Developers are thinking of more "innovative" ways to deal with the growing supply of prime office space by redeveloping existing office buildings for other uses.
Notably, office space in Singapore's central business district (CBD) with a net lettable area (NLA) of around 1.4 million square feet is set to be removed for redevelopment into residential and commercial type projects over the next year or so.
And this trend is likely to continue especially amid a potential office supply glut situation in the CBD.
Already, developers have been up to their necks with the conversions of older office buildings into new strata projects comprising retail and residential offerings - such as Oxley Tower, Robinson Square and Eon Shenton - on the back of hot demand from buyers.
All that said, the quantum of existing office space that will be removed for redevelopment still remains somewhat negligible from a bigger picture perspective.

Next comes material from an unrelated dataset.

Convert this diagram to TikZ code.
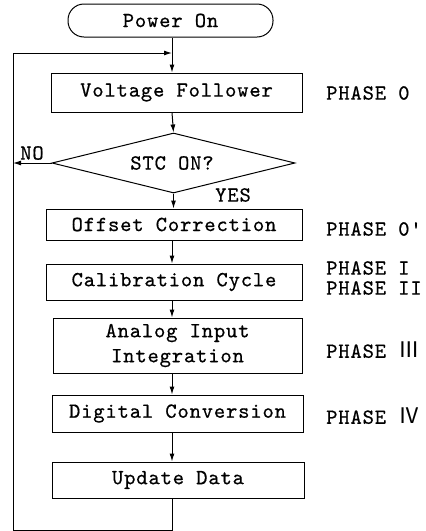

New supply and increasing secondary stock in the CBD Grade A space are still a concern going forward, particularly beyond a two-year horizon as sizeable tranches that are substantially yet to be pre-leased are set to hit the market sometime in 2015 to 2016.
Not surprisingly, vacancy rates have also crept up over the past year or so, with 1Q2012 numbers coming in at 6.5 per cent, almost twice that of the same period a year back (3.6 per cent). During the period of 2005 to 2006, vacancy rates were at 20%. Thus, the office market remains stable until it reaches the peak experienced in 2005 and 2006.